Einig sind sich Merkel und Sarkozy auch, dass der Euro- Stabilitätspakt verschärft werden soll. Die beiden wollen in einem Brief an EU- Ratspräsident Herman Van Rompuy vorschlagen, dass notorischen Defizitsündern wie Griechenland notfalls auch das EU-Stimmrecht entzogen werden kann.

Zuvor hatte Frankreichs Finanzministerin Christine Lagarde in Berlin allerdings mit ihrer Forderung aufhorchen lassen, dass der Stabilitätspakt auch einen Mechanismus zur Überprüfung der Wettbewerbsfähigkeit aller Mitgliedsländer enthalten müsse.

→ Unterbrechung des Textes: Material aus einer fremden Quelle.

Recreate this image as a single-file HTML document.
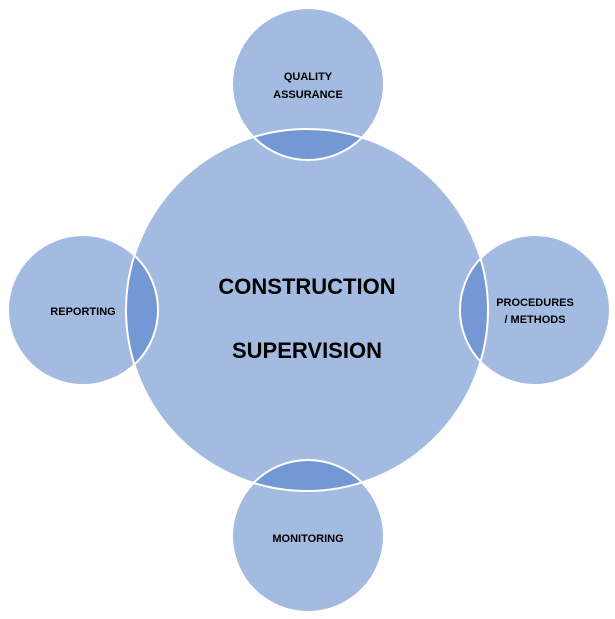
<!DOCTYPE html>
<html><head><meta charset="utf-8"><style>
html,body{margin:0;padding:0;background:#fff;}
svg{display:block;}
text{font-family:"Liberation Sans",Arial,sans-serif;font-weight:bold;fill:#000;text-anchor:middle;}
</style></head><body>
<svg width="615" height="619" viewBox="0 0 615 619" xmlns="http://www.w3.org/2000/svg">
<defs>
<clipPath id="main"><circle cx="307" cy="310" r="181"/></clipPath>
</defs>
<circle cx="307" cy="310" r="181" fill="#a3bbe1"/>
<g fill="#a3bbe1">
<circle cx="308" cy="84" r="76"/>
<circle cx="83" cy="310" r="75"/>
<circle cx="535" cy="310" r="75"/>
<circle cx="308" cy="536" r="76"/>
</g>
<g fill="#7398d3" clip-path="url(#main)">
<circle cx="308" cy="84" r="76"/>
<circle cx="83" cy="310" r="75"/>
<circle cx="535" cy="310" r="75"/>
<circle cx="308" cy="536" r="76"/>
</g>
<g fill="none" stroke="#fff" stroke-width="2">
<circle cx="307" cy="310" r="181"/>
<circle cx="308" cy="84" r="76"/>
<circle cx="83" cy="310" r="75"/>
<circle cx="535" cy="310" r="75"/>
<circle cx="308" cy="536" r="76"/>
</g>
<text x="307" y="294" font-size="22">CONSTRUCTION</text>
<text x="307" y="358" font-size="22">SUPERVISION</text>
<text x="308" y="80" font-size="11">QUALITY</text>
<text x="308" y="98" font-size="11">ASSURANCE</text>
<text x="83" y="315" font-size="11">REPORTING</text>
<text x="535" y="306" font-size="11">PROCEDURES</text>
<text x="535" y="323" font-size="11">/ METHODS</text>
<text x="308" y="542" font-size="11">MONITORING</text>
</svg>
</body></html>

Daraus ergebe sich „logischerweise eine Wirtschaftspolitik, die es erlaubt, die Wettbewerbsunterschiede anzugleichen“, sagte Lagarde der „Süddeutschen Zeitung“. Auch wenn Lagarde offen ließ, ob sich dabei die übrigen EU-Länder an der Wettbewerbsfähigkeit Deutschlands orientieren oder eher nivelliert werden sollen, so ist der Vorschlag der französischen Ressortchefin heikel: Denn schließlich hatte sie im März im Zuge der Griechenlandkrise die Exportstärke Deutschlands kritisiert und dafür viel Schelte in Berlin einstecken müssen.

Aber darüber sprachen Merkel und Sarkozy bei ihrem öffentlichen Auftritt nicht: „Es ist immer eine Freude für mich, nach Deutschland zu kommen und mit Frau Merkel zu diskutieren“, sagte Sarkozy.